The Library of Babel describes a universe that is literally one massive library. This library is made up of an indefinite number of hexagonal rooms. Two walls directly across from one another are entrances/exits and lead to hallways that connect the hexagons. The other four walls are lined with bookshelves with books of uniform build. Each are the same size, each contain 410 pages. Each room contains the necessities for human life, including a place to sleep and a bathroom.

You may be wondering "If every room in the library/universe is filled with books, there must be a TON of them!" Yes. In fact, the thing about this library is that it contains (take a breath) every possible combination of the alphabet. What this means is that everything that is written, or WILL BE written, is in this library.

Side note: While the number is astronomical, there is indeed a finite number of combinations of the alphabet, so the Library is not infinite.

For example, say you are looking for a Labyrinths in this library. Not only does the "correct" copy exist on one of the shelves, but an "incorrect" version containing any number of typos, false lines, or repetitions also exist. There exists a copy with one comma omitted.

Since all possible literature is written, there exists an exact account of your future out there. There also exists a ton of false accounts of your future as well. The people that live in this universe are each designated a hexagon of which they are to be the "librarian," or caretaker. When certain cults or believes arise, these people get swept up in movements that really have no effect on the actual library, since it is so massive. Gosh, the idea of this story is so awesome.

The drawing above represents one of the cult's beliefs. Some elders have claimed that there exists a circular room in this universe. The circumference of this room (the walls) act as the spine for a great book. This great book is God. I just had to illustrate that idea.

I drew someone actually stumbling upon this room. How could you get inside if the walls were the spine of the book? I put a little spiral staircase down from above.

Onto the next part of the post:


Originally I misread the cult's belief about the circular room. I envisioned a book with a circular spine, that one could hold and flip through. Since there is no end or beginning, the reading is cyclical. You could start from anywhere and keep reading indefinitely. That'd be one heck of a story, eh? I drew this book to have a stand, so you could set it down. Or press against your tum-tum, if you wanted to read on the go. It also has a handy-dandy book mark, so you'll never lose your place!



Here's a librarian who happened upon the cyclical book. Boy is HE in for a treat.

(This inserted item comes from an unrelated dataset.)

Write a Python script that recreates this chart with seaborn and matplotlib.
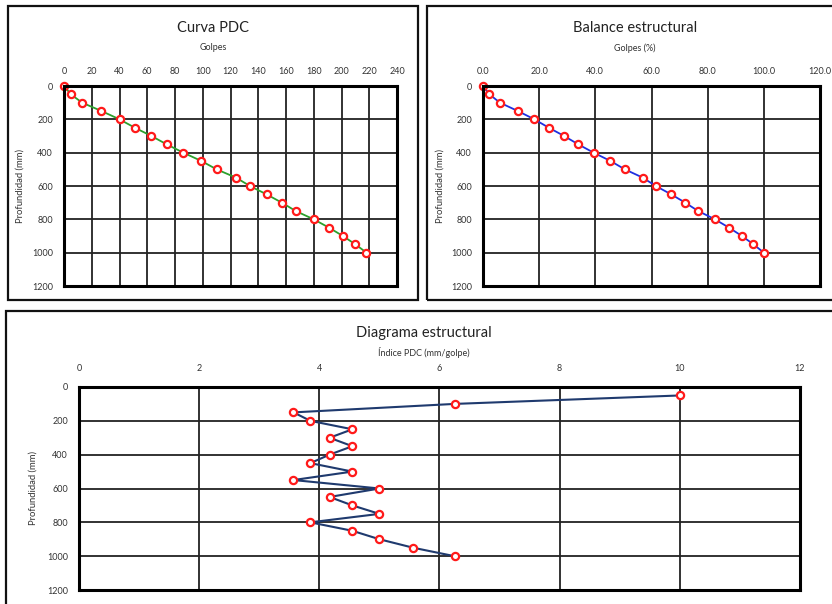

Look, I could write ten more paragraphs about all the great things in this story. But then I'd be spoiling pretty much everything for you. It's just great to think about all the things that could be found on the shelves of this universe. If you want to discuss it further, let me know. Please do yourself a favor and read the story. It's only about 6 pages or so!

Oh, let me explain the post title. This isn't a "hard read" in the sense that it was hard to finish, or understand. It's in reference to the library universe: The probability of finding what you want in a library with almost infinite books is equal to a library containing zero books.

I hope you were sitting down for that one.

4 comments:

Maria V. said...

whoa! very cool! thanks for sharing.

raindog said...

alright mister! where's my flippin ringwraith?! oh, i jest. this is a booksketch of a different sort. i really like the free style. in other words, neat-o. i'm a big fan of the short story and maybe i'll get to it one day, but first there's this path to mordor you set me upon ...

Burt said...

I'm going to start trying a more doodle/ink style for booksketches. I just got a new Moleskin with natural-colored paper, so i can't do much color correcting in photoshop, haha.

Elise said...

i love the librarian. very dynamic sketch.
and yes, photoshop and moleskin will just lead to you cursing at the screen.